How underlying beliefs affect well-being and health: When underlying beliefs lead to ongoing self-suppression, they can significantly impact emotional and physical health.
Underlying beliefs often result in unhealthy patterns, including behaviours that initially seem acceptable or even valued, such as people-pleasing. Over time, these patterns require us to swallow our own needs and emotions. What is suppressed does not disappear; it accumulates and often shows up as low mood, emotional heaviness, intrusive thoughts, or physical symptoms and illness. These patterns pose a serious risk to well-being and are often referred to as hidden stressors because of their powerful yet unseen impact.

How underlying beliefs are formed: Underlying beliefs are usually formed in early childhood through observation, attachment needs, and lived experience rather than direct instruction.
As children, we are highly perceptive and absorb what happens around us, using it as guidance for how we are meant to be in the world. What we observe often shapes us more deeply than what we are told. We tend to internalise how our caregivers related to themselves and spoke to themselves. This is why someone may be extremely hard on themselves even if they grew up with loving parents, because those parents may have been harsh with themselves. These patterns are sometimes described as “generational winds” that pass from one generation to the next. As children, we do not choose these winds and cannot protect ourselves from them, so we internalise them. This is why harmful beliefs are not a personal failure, but the result of relational and cultural histories.

Children also have strong attachment needs. In early childhood, our need for belonging and safety outweighs our need for autonomy. We adapt ourselves to maintain connection, often forming beliefs about what is required of us. When communication is lacking, children will fill in the gaps themselves, often with self-blaming explanations. In this way, underlying beliefs can form without anyone explicitly stating them.

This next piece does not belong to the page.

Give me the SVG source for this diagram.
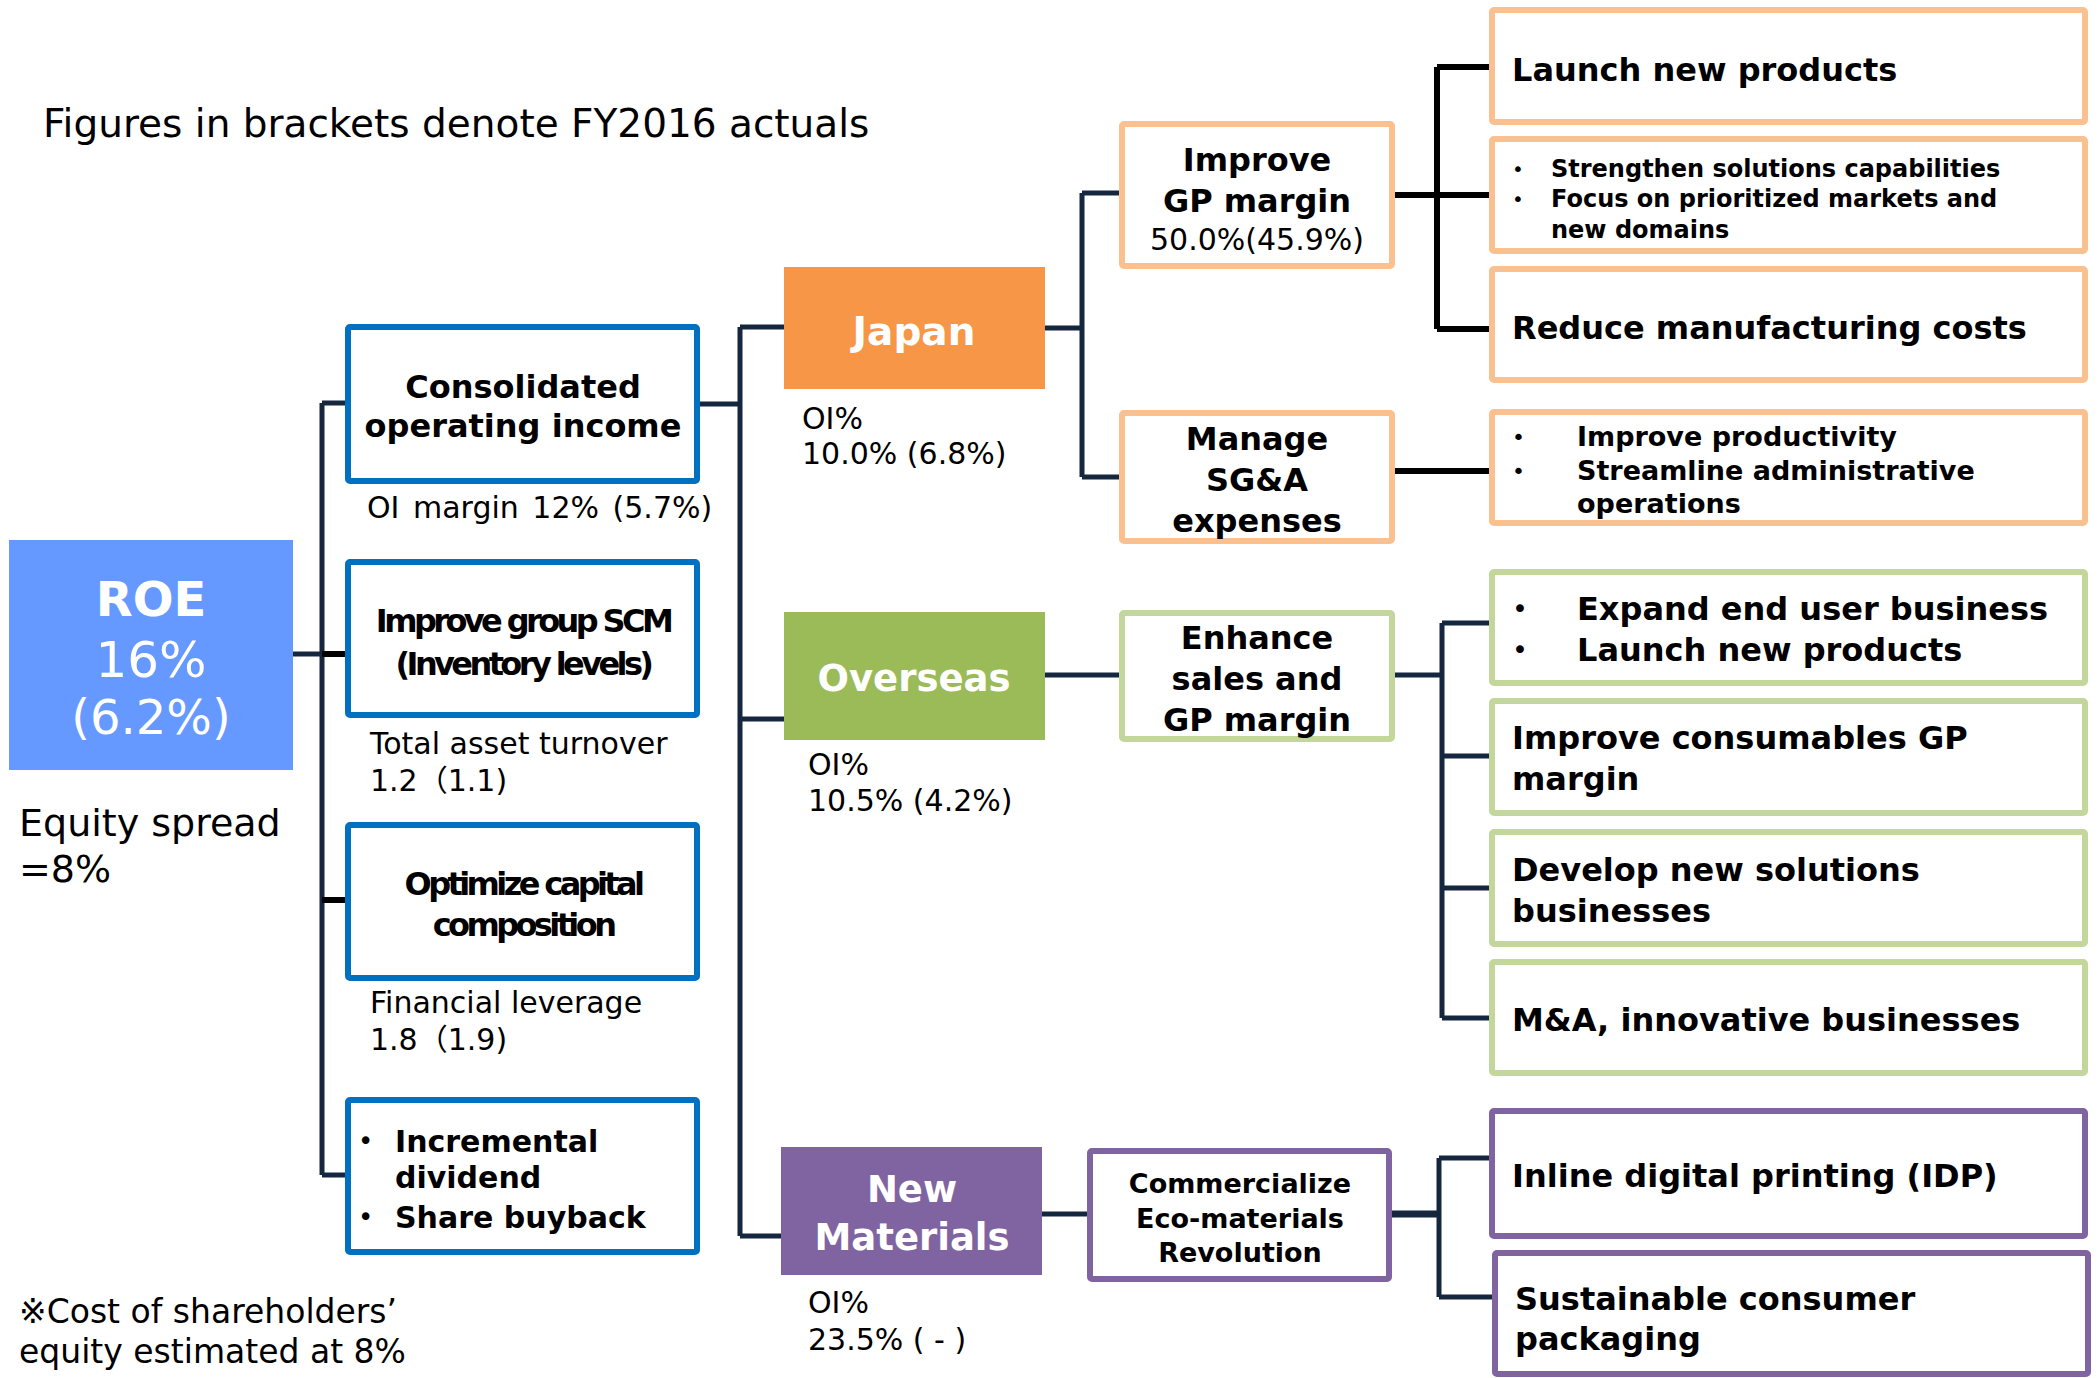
<svg xmlns="http://www.w3.org/2000/svg" width="2100" height="1378" viewBox="0 0 2100 1378">
<style>
text{font-family:"DejaVu Sans","Noto Sans CJK JP",sans-serif;fill:#000}
.b{font-weight:bold}
.c{text-anchor:middle}
.w{fill:#fff}
.r29{font-size:30px}
.r30{font-size:30px}
.b32{font-size:32px;font-weight:bold}
.b27{font-size:27px;font-weight:bold}
.b24{font-size:24px;font-weight:bold}
.bu{font-weight:normal}
.bb{fill:#fff;stroke:#0070C0;stroke-width:6}
.bo{fill:#fff;stroke:#FAC090;stroke-width:6}
.bg{fill:#fff;stroke:#C3D69B;stroke-width:6}
.bp{fill:#fff;stroke:#8064A2;stroke-width:6}
.cn{fill:none;stroke:#14273F;stroke-width:5}
.ck{fill:none;stroke:#000;stroke-width:6}
.cond{letter-spacing:-3.6px}
</style>
<rect width="2100" height="1378" fill="#fff"/>

<g id="connectors">
<path class="cn" d="M293 654H322M322 403V1175M322 403H348M322 1175H348"/>
<path class="ck" d="M322 654H348M322 900H348"/>
<path class="cn" d="M697 404H740M740 327V1236M740 327H784M740 719H784M740 1236H781"/>
<path class="cn" d="M1045 328H1082M1082 193V477M1082 193H1122M1082 477H1122"/>
<path class="ck" d="M1392 195H1492M1437 67V329M1437 67H1492M1437 329H1492M1392 471H1492"/>
<path class="cn" d="M1045 675H1122M1392 675H1442M1442 623V1018M1442 623H1492M1442 756H1492M1442 888H1492M1442 1018H1492"/>
<path class="cn" d="M1042 1214H1090"/>
<path class="cn" d="M1389 1214H1439" style="stroke-width:7"/>
<path class="cn" d="M1439 1158V1297M1439 1158H1492M1439 1297H1495"/>
</g>

<text x="43" y="137" style="font-size:39px">Figures in brackets denote FY2016 actuals</text>

<g id="roe">
<rect x="9" y="540" width="284" height="230" fill="#6699FF"/>
<text class="w c b" x="151" y="616" style="font-size:48px">ROE</text>
<text class="w c" x="151" y="677" style="font-size:50px">16%</text>
<text class="w c" x="151" y="734" style="font-size:48px">(6.2%)</text>
</g>
<text x="19" y="836" style="font-size:38px">Equity spread</text>
<text x="19" y="882" style="font-size:38px">=8%</text>
<text x="19" y="1323" style="font-size:33px">※Cost of shareholders’</text>
<text x="19" y="1363" style="font-size:33px">equity estimated at 8%</text>

<g id="consolidated">
<rect class="bb" x="348" y="327" width="349" height="154" rx="2"/>
<text class="b32 c" x="523" y="398">Consolidated</text>
<text class="b32 c" x="523" y="437">operating income</text>
<text class="r29" x="367" y="518" style="word-spacing:4px">OI margin 12% (5.7%)</text>
</g>
<g id="scm">
<rect class="bb" x="348" y="562" width="349" height="153" rx="2"/>
<text class="b32 c cond" x="523" y="632">Improve group SCM</text>
<text class="b32 c cond" x="523" y="675">(Inventory levels)</text>
<text class="r29" x="370" y="754">Total asset turnover</text>
<text class="r29" x="370" y="791">1.2（1.1)</text>
</g>
<g id="optimize">
<rect class="bb" x="348" y="825" width="349" height="153" rx="2"/>
<text class="b32 c cond" x="523" y="895">Optimize capital</text>
<text class="b32 c cond" x="523" y="936">composition</text>
<text class="r29" x="370" y="1013">Financial leverage</text>
<text class="r29" x="370" y="1050">1.8（1.9)</text>
</g>
<g id="dividend">
<rect class="bb" x="348" y="1100" width="349" height="152" rx="2"/>
<text x="358" y="1150" style="font-size:26px">•</text>
<text class="b" x="395" y="1152" style="font-size:30px">Incremental</text>
<text class="b" x="395" y="1188" style="font-size:30px">dividend</text>
<text x="358" y="1226" style="font-size:26px">•</text>
<text class="b" x="395" y="1228" style="font-size:30px">Share buyback</text>
</g>

<g id="japan">
<rect x="784" y="267" width="261" height="122" fill="#F79646"/>
<text class="w c b" x="914" y="345" style="font-size:39px">Japan</text>
<text class="r30" x="802" y="429">OI%</text>
<text class="r30" x="802" y="464">10.0% (6.8%)</text>
</g>
<g id="overseas">
<rect x="784" y="612" width="261" height="128" fill="#9BBB59"/>
<text class="w c b" x="914" y="691" style="font-size:37px">Overseas</text>
<text class="r30" x="808" y="775">OI%</text>
<text class="r30" x="808" y="811">10.5% (4.2%)</text>
</g>
<g id="newmaterials">
<rect x="781" y="1147" width="261" height="128" fill="#8064A2"/>
<text class="w c b" x="912" y="1202" style="font-size:37px">New</text>
<text class="w c b" x="912" y="1250" style="font-size:37px">Materials</text>
<text class="r30" x="808" y="1313">OI%</text>
<text class="r30" x="808" y="1350">23.5% ( - )</text>
</g>

<g id="gpmargin">
<rect class="bo" x="1122" y="124" width="270" height="142" rx="2"/>
<text class="b32 c" x="1257" y="171">Improve</text>
<text class="b32 c" x="1257" y="212">GP margin</text>
<text class="r30 c" x="1257" y="250">50.0%(45.9%)</text>
</g>
<g id="sga">
<rect class="bo" x="1122" y="413" width="270" height="128" rx="2"/>
<text class="b32 c" x="1257" y="450">Manage</text>
<text class="b32 c" x="1257" y="491">SG&amp;A</text>
<text class="b32 c" x="1257" y="532">expenses</text>
</g>
<g id="enhance">
<rect class="bg" x="1122" y="613" width="270" height="126" rx="2"/>
<text class="b32 c" x="1257" y="649">Enhance</text>
<text class="b32 c" x="1257" y="690">sales and</text>
<text class="b32 c" x="1257" y="731">GP margin</text>
</g>
<g id="commercialize">
<rect class="bp" x="1090" y="1151" width="299" height="128" rx="2"/>
<text class="b27 c" x="1240" y="1193">Commercialize</text>
<text class="b27 c" x="1240" y="1228">Eco-materials</text>
<text class="b27 c" x="1240" y="1262">Revolution</text>
</g>

<g id="launch">
<rect class="bo" x="1492" y="10" width="593" height="112" rx="2"/>
<text class="b32" x="1512" y="81">Launch new products</text>
</g>
<g id="strengthen">
<rect class="bo" x="1492" y="139" width="593" height="112" rx="2"/>
<text x="1512" y="176" style="font-size:20px">•</text>
<text class="b24" x="1551" y="177">Strengthen solutions capabilities</text>
<text x="1512" y="206" style="font-size:20px">•</text>
<text class="b24" x="1551" y="207">Focus on prioritized markets and</text>
<text class="b24" x="1551" y="238">new domains</text>
</g>
<g id="reduce">
<rect class="bo" x="1492" y="269" width="593" height="111" rx="2"/>
<text class="b32" x="1512" y="339">Reduce manufacturing costs</text>
</g>
<g id="productivity">
<rect class="bo" x="1492" y="412" width="593" height="111" rx="2"/>
<text x="1512" y="445" style="font-size:22px">•</text>
<text class="b27" x="1577" y="446">Improve productivity</text>
<text x="1512" y="479" style="font-size:22px">•</text>
<text class="b27" x="1577" y="480">Streamline administrative</text>
<text class="b27" x="1577" y="513">operations</text>
</g>
<g id="expand">
<rect class="bg" x="1492" y="572" width="593" height="111" rx="2"/>
<text x="1512" y="618" style="font-size:27px">•</text>
<text class="b32" x="1577" y="620">Expand end user business</text>
<text x="1512" y="659" style="font-size:27px">•</text>
<text class="b32" x="1577" y="661">Launch new products</text>
</g>
<g id="consumables">
<rect class="bg" x="1492" y="701" width="593" height="112" rx="2"/>
<text class="b32" x="1512" y="749">Improve consumables GP</text>
<text class="b32" x="1512" y="790">margin</text>
</g>
<g id="develop">
<rect class="bg" x="1492" y="832" width="593" height="112" rx="2"/>
<text class="b32" x="1512" y="881">Develop new solutions</text>
<text class="b32" x="1512" y="922">businesses</text>
</g>
<g id="mna">
<rect class="bg" x="1492" y="962" width="593" height="111" rx="2"/>
<text class="b32" x="1512" y="1031">M&amp;A, innovative businesses</text>
</g>
<g id="idp">
<rect class="bp" x="1492" y="1111" width="593" height="125" rx="2"/>
<text class="b32" x="1512" y="1187">Inline digital printing (IDP)</text>
</g>
<g id="packaging">
<rect class="bp" x="1495" y="1253" width="593" height="121" rx="2"/>
<text class="b32" x="1515" y="1310">Sustainable consumer</text>
<text class="b32" x="1515" y="1350">packaging</text>
</g>
</svg>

How to identify underlying beliefs: Underlying beliefs can be identified by noticing repeated themes in the way you speak to yourself.
One helpful approach is to imagine your inner dialogue being recorded and transcribed. When you look at this transcript, patterns and recurring messages become visible. These repeated messages point directly to your underlying beliefs.Journaling helps bring unconscious underlying beliefs into conscious awareness. This involves paying attention to your self-talk throughout the day and writing it down. These thoughts are often long and complex, so the next step is to summarise them into a few core messages. Imagine all your thoughts being distilled into three to main statements. These represent your underlying beliefs. One way to think about it is if AI would transcribe your thoughts for a given day, week, month and provide you with a write up as well as the main themes, what would they say? If you are struggling to identify your underlying beliefs based on your thoughts, you can also reflect what you have learned growing up and reflect upon your experiences and observations as a child: What did people around you tell you? What did you hear them telling themselves? How did the people around you treat you when you were a child? How did they respond to any challenges, mistakes or hardship you experienced? Another way to access them is through the body, for example in guided meditation, ideally within a therapeutic space.

How to transform underlying beliefs into affirmations aligned with your values: Transforming underlying beliefs into affirmations supports a healthier relationship with yourself and your life.
Write your underlying beliefs on the left-hand side of a page, and for each one create an affirmation on the right-hand side that reflects your values and the way you want to relate to yourself. These affirmations can then be integrated into your daily rhythm until they no longer require conscious effort. When old beliefs resurface, gently return to the affirmations. Over time, this practice reshapes how you relate to yourself, others, and the world.